▶ [WHAT YOU NEED TO DO]
Reproduce from the records below, with no pictures, exactly the lines between the one containing "Convert this chart" and the one containing "import * as", inclusive.

Stored entries:
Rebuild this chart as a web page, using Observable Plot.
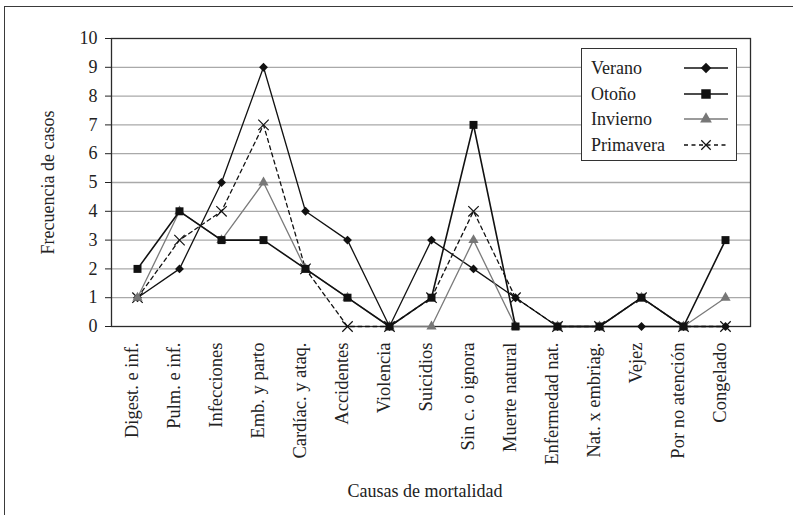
<!DOCTYPE html>
<html>
<head>
<meta charset="utf-8">
<script src="https://cdn.jsdelivr.net/npm/d3@7"></script>
<script src="https://cdn.jsdelivr.net/npm/@observablehq/plot@0.6"></script>
<style>
  html, body { margin: 0; padding: 0; background: #fff; overflow: hidden; }
  #wrap { position: relative; width: 793px; height: 515px; overflow: hidden; }
  #outer { position: absolute; left: 4px; top: 6px; width: 900px; height: 700px; border: 1.5px solid #3a3a3a; }
  #chart { position: absolute; left: 0; top: 0; }
  #legend { position: absolute; left: 581px; top: 48px; width: 156px; height: 113px; box-sizing: border-box;
            border: 1.3px solid #333; background: #fff; font-family: 'Liberation Serif', 'Times New Roman', serif;
            font-size: 18px; color: #222; }
  .row { position: absolute; left: 9px; height: 22px; line-height: 22px; width: 140px; }
  .row svg { position: absolute; left: 92px; top: 0; }
</style>
</head>
<body>
<div id="wrap">
  <div id="outer"></div>
  <div id="chart"></div>
  <div id="legend"></div>
</div>
<script>
// Causes of death and number of cases per season
const causas = [
  "Digest. e inf.", "Pulm. e inf.", "Infecciones", "Emb. y parto", "Cardíac. y ataq.",
  "Accidentes", "Violencia", "Suicidios", "Sin c. o ignora", "Muerte natural",
  "Enfermedad nat.", "Nat. x embriag.", "Vejez", "Por no atención", "Congelado"
];
const verano    = [1, 2, 5, 9, 4, 3, 0, 3, 2, 1, 0, 0, 0, 0, 0];
const otono     = [2, 4, 3, 3, 2, 1, 0, 1, 7, 0, 0, 0, 1, 0, 3];
const invierno  = [1, 4, 3, 5, 2, 1, 0, 0, 3, 0, 0, 0, 1, 0, 1];
const primavera = [1, 3, 4, 7, 2, 0, 0, 1, 4, 1, 0, 0, 1, 0, 0];
const yTicks = [0, 1, 2, 3, 4, 5, 6, 7, 8, 9, 10];
const gridValues = [1, 2, 3, 4, 5, 6, 7, 8, 9];

const font = "'Liberation Serif', 'Times New Roman', serif";
const fs = 18;

// Drawing style of each season (legend order)
const series = [
  {name: "Verano",    values: verano,    stroke: "#111", width: 1.3, dash: null,  symbol: "diamond2", r: 4.0, fill: "#111", sym: d3.symbolDiamond2, lsize: 70},
  {name: "Otoño",     values: otono,     stroke: "#111", width: 1.6, dash: null,  symbol: "square",   r: 4.5, fill: "#111", sym: d3.symbolSquare,   lsize: 90},
  {name: "Invierno",  values: invierno,  stroke: "#7a7a7a", width: 1.3, dash: null, symbol: "triangle", r: 3.8, fill: "#777", sym: d3.symbolTriangle, lsize: 60},
  {name: "Primavera", values: primavera, stroke: "#111", width: 1.3, dash: "4,3.5", symbol: "times", r: 4.8, fill: null, sym: d3.symbolTimes, lsize: 60}
];

const rows = (s) => causas.map((c, i) => ({causa: c, valor: s.values[i], serie: s.name}));

// Draw order: Verano, Primavera, Invierno, Otoño (Otoño on top)
const drawOrder = [series[0], series[3], series[2], series[1]];

const marks = [
  Plot.ruleY(gridValues, {stroke: "#a9a9a9", strokeWidth: 1.3}),
  Plot.frame({stroke: "#2b2b2b", strokeWidth: 1.3}),
  Plot.axisY(yTicks, {tickSize: 6, tickPadding: 8, fontSize: fs, fontFamily: font, label: null, stroke: "#222", fill: "#222"}),
  // category labels, rotated
  Plot.text(causas, {x: d => d, frameAnchor: "bottom", rotate: -90, textAnchor: "end", dy: 16, fontSize: 18.5, fontFamily: font, fill: "#222"}),
  Plot.text(["Frecuencia de casos"], {frameAnchor: "left", textAnchor: "middle", dx: -63, rotate: -90, fontSize: fs, fontFamily: font, fill: "#222"}),
  Plot.text(["Causas de mortalidad"], {frameAnchor: "bottom", textAnchor: "middle", dy: 170, dx: -6, fontSize: fs, fontFamily: font, fill: "#222"})
];

for (const s of drawOrder) {
  const data = rows(s);
  marks.push(Plot.line(data, {x: "causa", y: "valor", stroke: s.stroke, strokeWidth: s.width,
    strokeDasharray: s.dash ?? undefined}));
  if (s.fill) {
    marks.push(Plot.dot(data, {x: "causa", y: "valor", symbol: () => s.symbol, r: s.r, fill: s.fill, stroke: "none"}));
  } else {
    marks.push(Plot.dot(data, {x: "causa", y: "valor", symbol: () => s.symbol, r: s.r, stroke: s.stroke, strokeWidth: 1.2}));
  }
}

const chart = Plot.plot({
  width: 793,
  height: 515,
  marginLeft: 111,
  marginRight: 43,
  marginTop: 38,
  marginBottom: 189,
  style: {fontFamily: font, fontSize: fs + "px", background: "transparent", color: "#222"},
  x: {type: "point", domain: causas, padding: 0.5, axis: null},
  y: {domain: [0, 10], axis: null},
  symbol: {domain: ["diamond2", "square", "triangle", "times"], range: ["diamond2", "square", "triangle", "times"]},
  marks
});
document.getElementById("chart").appendChild(chart);

// Legend
const legend = d3.select("#legend");
series.forEach((s, i) => {
  const row = legend.append("div").attr("class", "row").style("top", (8 + i * 25.5) + "px");
  row.append("span").text(s.name);
  const svg = row.append("svg").attr("width", 46).attr("height", 22);
  svg.append("line").attr("x1", 1).attr("x2", 45).attr("y1", 11).attr("y2", 11)
    .attr("stroke", s.stroke).attr("stroke-width", s.width)
    .attr("stroke-dasharray", s.dash);
  const p = svg.append("path").attr("transform", "translate(23,11)")
    .attr("d", d3.symbol(s.sym, s.lsize)());
  if (s.fill) p.attr("fill", s.fill);
  else p.attr("fill", "none").attr("stroke", s.stroke).attr("stroke-width", 1.2);
});
</script>
</body>
</html>
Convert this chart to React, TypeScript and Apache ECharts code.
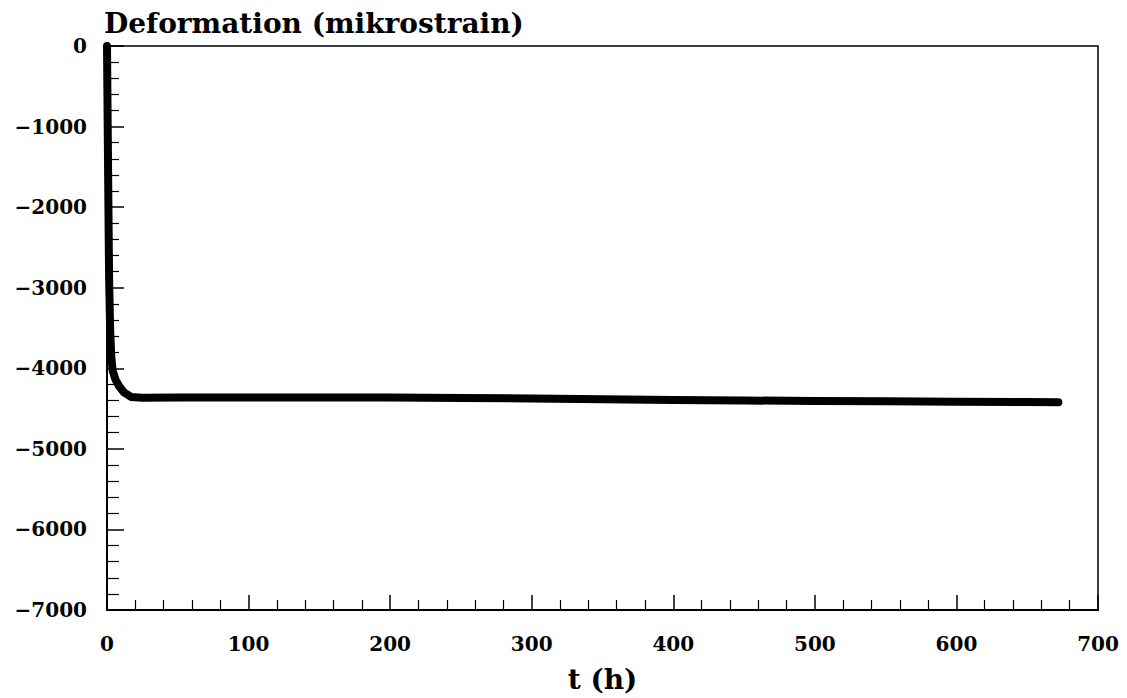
import React, { useEffect, useRef } from "react";
import * as echarts from "echarts";

const timeHours = [0, 0.5, 1, 1.5, 2.2, 3, 4, 6, 8.5, 12, 17, 25, 50, 100, 150, 200, 250, 300, 350, 400, 450, 500, 550, 600, 650, 672];
const deformation = [0, -1000, -2000, -2900, -3500, -3850, -4030, -4140, -4220, -4300, -4355, -4365, -4363, -4362, -4362, -4364, -4368, -4375, -4385, -4395, -4400, -4405, -4410, -4414, -4418, -4420];

const xTitle = "t (h)";
const yTitle = "Deformation (mikrostrain)";

const FONT = "DejaVu Serif";

export default function App() {
  const ref = useRef<HTMLDivElement>(null);
  useEffect(() => {
    if (!ref.current) return;
    const chart = echarts.init(ref.current, undefined, { renderer: "svg" });
    const data = timeHours.map((t, i) => [t, deformation[i]]);
    chart.setOption({
      animation: false,
      backgroundColor: "#fff",
      grid: {
        left: 107,
        right: 29,
        top: 46,
        bottom: 86,
        show: true,
        borderColor: "#000",
        borderWidth: 1.5,
        backgroundColor: "transparent",
      },
      xAxis: {
        type: "value",
        min: 0,
        max: 700,
        interval: 100,
        name: xTitle,
        nameLocation: "middle",
        nameGap: 55,
        nameTextStyle: { fontFamily: FONT, fontWeight: "bold", fontSize: 28, color: "#000" },
        axisLine: { show: true, onZero: false, lineStyle: { color: "#000", width: 2 } },
        axisTick: { show: true, inside: true, length: 15, lineStyle: { color: "#000", width: 1.5 } },
        minorTick: { show: true, splitNumber: 5, length: 10, lineStyle: { color: "#000", width: 1.2 } },
        splitLine: { show: false },
        axisLabel: { fontFamily: FONT, fontWeight: "bold", fontSize: 20, color: "#000", margin: 24 },
      },
      yAxis: {
        type: "value",
        min: -7000,
        max: 0,
        interval: 1000,
        name: yTitle,
        nameLocation: "end",
        nameGap: 9,
        nameTextStyle: { fontFamily: FONT, fontWeight: "bold", fontSize: 28, color: "#000", align: "left", padding: [0, 0, 0, -3] },
        axisLine: { show: true, onZero: false, lineStyle: { color: "#000", width: 2 } },
        axisTick: { show: true, inside: true, length: 17, lineStyle: { color: "#000", width: 1.5 } },
        minorTick: { show: true, splitNumber: 5, length: 12, lineStyle: { color: "#000", width: 1.2 } },
        splitLine: { show: false },
        axisLabel: {
          fontFamily: FONT,
          fontWeight: "bold",
          fontSize: 20,
          color: "#000",
          margin: 20,
          formatter: (v: number) => String(v).replace("-", "\u2212"),
        },
      },
      series: [
        {
          type: "line",
          data,
          showSymbol: false,
          smooth: false,
          lineStyle: { color: "#000", width: 8, cap: "round", join: "round" },
        },
      ],
    });
    return () => chart.dispose();
  }, []);
  return <div ref={ref} style={{ position: "fixed", left: 0, top: 0, width: 1127, height: 698 }} />;
}
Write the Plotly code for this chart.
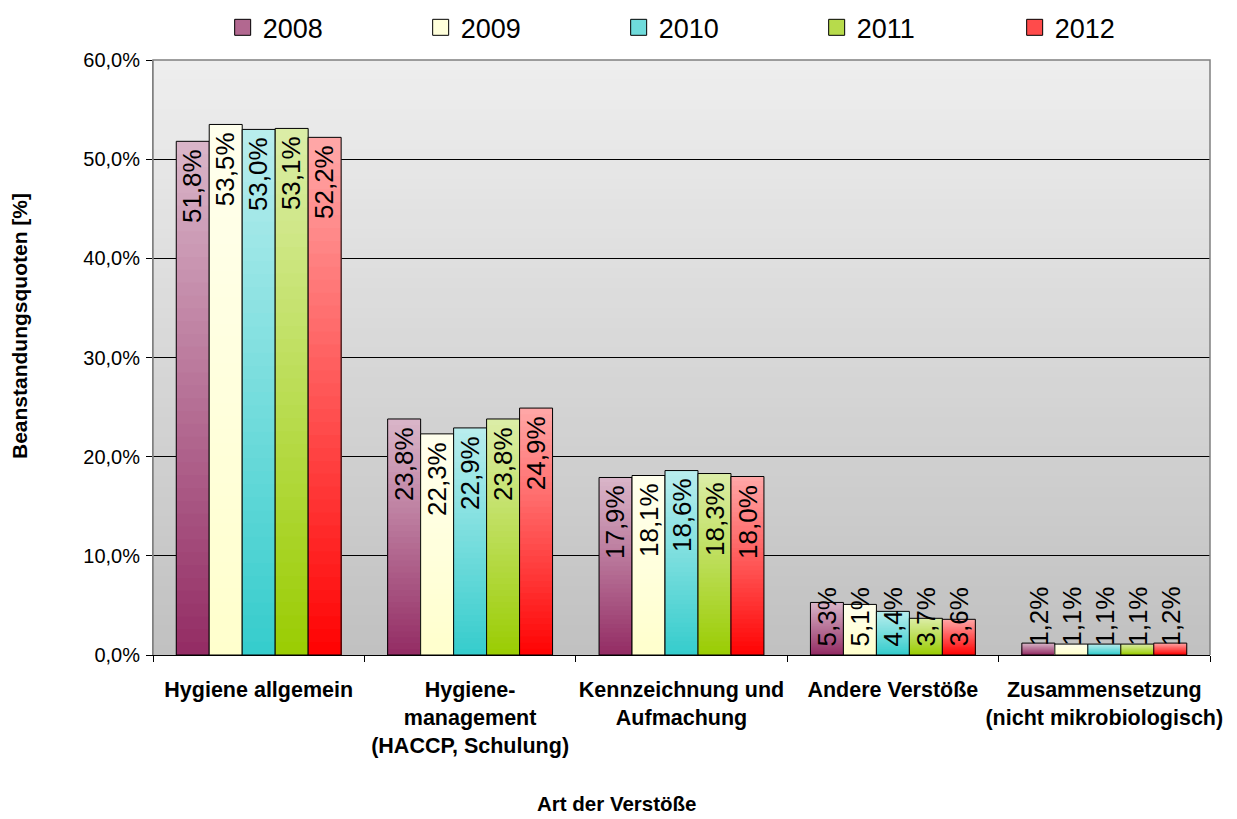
import plotly.graph_objects as go

# Categories and yearly complaint rates (percent)
categories = [
    "Hygiene allgemein",
    "Hygiene-<br>management<br>(HACCP, Schulung)",
    "Kennzeichnung und<br>Aufmachung",
    "Andere Verstöße",
    "Zusammensetzung<br>(nicht mikrobiologisch)",
]
years = ["2008", "2009", "2010", "2011", "2012"]

quoten_2008 = [51.8, 23.8, 17.9, 5.3, 1.2]
quoten_2009 = [53.5, 22.3, 18.1, 5.1, 1.1]
quoten_2010 = [53.0, 22.9, 18.6, 4.4, 1.1]
quoten_2011 = [53.1, 23.8, 18.3, 3.7, 1.1]
quoten_2012 = [52.2, 24.9, 18.0, 3.6, 1.2]

y_tick_values = [0, 10, 20, 30, 40, 50, 60]

series = {
    "2008": quoten_2008,
    "2009": quoten_2009,
    "2010": quoten_2010,
    "2011": quoten_2011,
    "2012": quoten_2012,
}

# Bottom colour of each bar; the top fades towards white
base_colors = {
    "2008": (146, 42, 98),
    "2009": (255, 255, 204),
    "2010": (51, 204, 204),
    "2011": (153, 204, 0),
    "2012": (255, 0, 0),
}

N_SLICES = 40
LIGHTEN = 0.65
BARGAP = 0.22
FONT = "Liberation Sans, Arial, sans-serif"


def mix(c, t):
    r, g, b = (round(ch + (255 - ch) * t) for ch in c)
    return f"rgb({r},{g},{b})"


def pct(v):
    return f"{v:.1f}%".replace(".", ",")


fig = go.Figure()

# Vertical gradient per bar: stacked-down overlays, lightest and tallest first
for year in years:
    vals = series[year]
    base = base_colors[year]
    for k in range(N_SLICES):
        frac = (N_SLICES - k) / N_SLICES
        fig.add_trace(go.Bar(
            x=categories, y=[v * frac for v in vals], offsetgroup=year,
            marker=dict(color=mix(base, LIGHTEN * frac), line=dict(width=0)),
            showlegend=False, hoverinfo="skip",
        ))
    fig.add_trace(go.Bar(
        x=categories, y=vals, offsetgroup=year, name=year,
        marker=dict(color="rgba(0,0,0,0)", line=dict(color="black", width=1)),
        showlegend=False,
    ))

# Legend swatches
for year in years:
    fig.add_trace(go.Scatter(
        x=[None], y=[None], mode="markers", name=year,
        marker=dict(symbol="square", size=18, color=mix(base_colors[year], LIGHTEN * 0.45),
                    line=dict(color="black", width=1)),
    ))

# Value labels, rotated, at the inner top of each bar
slot = (1 - BARGAP) / len(years)
annotations = []
for j, year in enumerate(years):
    for i, v in enumerate(series[year]):
        xpos = i + (j - (len(years) - 1) / 2) * slot
        if v >= 8:
            annotations.append(dict(x=xpos, y=v, xref="x", yref="y", text=pct(v),
                                    textangle=-90, showarrow=False, yanchor="top",
                                    xanchor="center", yshift=-6,
                                    font=dict(size=26, family=FONT, color="black")))
        else:
            annotations.append(dict(x=xpos, y=0, xref="x", yref="y", text=pct(v),
                                    textangle=-90, showarrow=False, yanchor="bottom",
                                    xanchor="center", yshift=7,
                                    font=dict(size=26, family=FONT, color="black")))

annotations.append(dict(text="Art der Verstöße", x=0.439, y=-0.249, xref="paper", yref="paper",
                        showarrow=False, xanchor="center", yanchor="middle",
                        font=dict(size=20.5, family=FONT, color="black", weight="bold")))
annotations.append(dict(text="Beanstandungsquoten [%]", x=-0.1258, y=0.553, xref="paper",
                        yref="paper", textangle=-90, showarrow=False, xanchor="center",
                        yanchor="middle",
                        font=dict(size=21, family=FONT, color="black", weight="bold")))

# Plot-area background gradient (light top, darker bottom)
shapes = []
BG_TOP, BG_BOTTOM = 238, 192
N_BG = 60
for k in range(N_BG):
    frac = (N_BG - k) / N_BG
    g = round(BG_BOTTOM + (BG_TOP - BG_BOTTOM) * frac)
    shapes.append(dict(type="rect", xref="paper", yref="paper", x0=0, x1=1, y0=0, y1=frac,
                       fillcolor=f"rgb({g},{g},{g})", line=dict(width=0), layer="below"))
# Grey frame on top, left and right of the plot area
shapes.append(dict(type="path", xref="paper", yref="paper", path="M0,0 L0,1 L1,1 L1,0",
                   line=dict(color="#808080", width=1.5), layer="above"))

fig.update_layout(
    width=1237, height=819,
    margin=dict(l=153, r=27, t=60, b=164, autoexpand=False),
    paper_bgcolor="white", plot_bgcolor="#c0c0c0",
    barmode="group", bargap=BARGAP, bargroupgap=0,
    font=dict(family=FONT, color="black"),
    showlegend=True,
    legend=dict(orientation="h", xref="container", yref="container", x=0.18, y=0.996,
                xanchor="left", yanchor="top",
                entrywidth=153, entrywidthmode="pixels", font=dict(size=27, family=FONT),
                bgcolor="rgba(0,0,0,0)", tracegroupgap=0),
    xaxis=dict(type="category", tickson="boundaries", ticks="outside", ticklen=6,
               tickcolor="black", showline=True, linecolor="black", linewidth=1,
               showgrid=False, ticklabelstandoff=15, tickangle=0, automargin=False,
               tickfont=dict(size=21.5, family=FONT, color="black", weight="bold")),
    yaxis=dict(range=[0, 60], tickvals=y_tick_values,
               ticktext=[pct(v) for v in y_tick_values],
               ticks="outside", ticklen=6, tickcolor="black", showgrid=True,
               gridcolor="black", gridwidth=1, showline=True, linecolor="#808080",
               zeroline=False, ticklabelstandoff=2, automargin=False,
               tickfont=dict(size=20, family=FONT, color="black")),
    annotations=annotations,
    shapes=shapes,
)

fig.write_html("out.html")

▶ [OUTPUT OF THE EXERCISE]
Convert this chart to React, TypeScript and Apache ECharts code.
import React, { useEffect, useRef } from "react";
import * as echarts from "echarts";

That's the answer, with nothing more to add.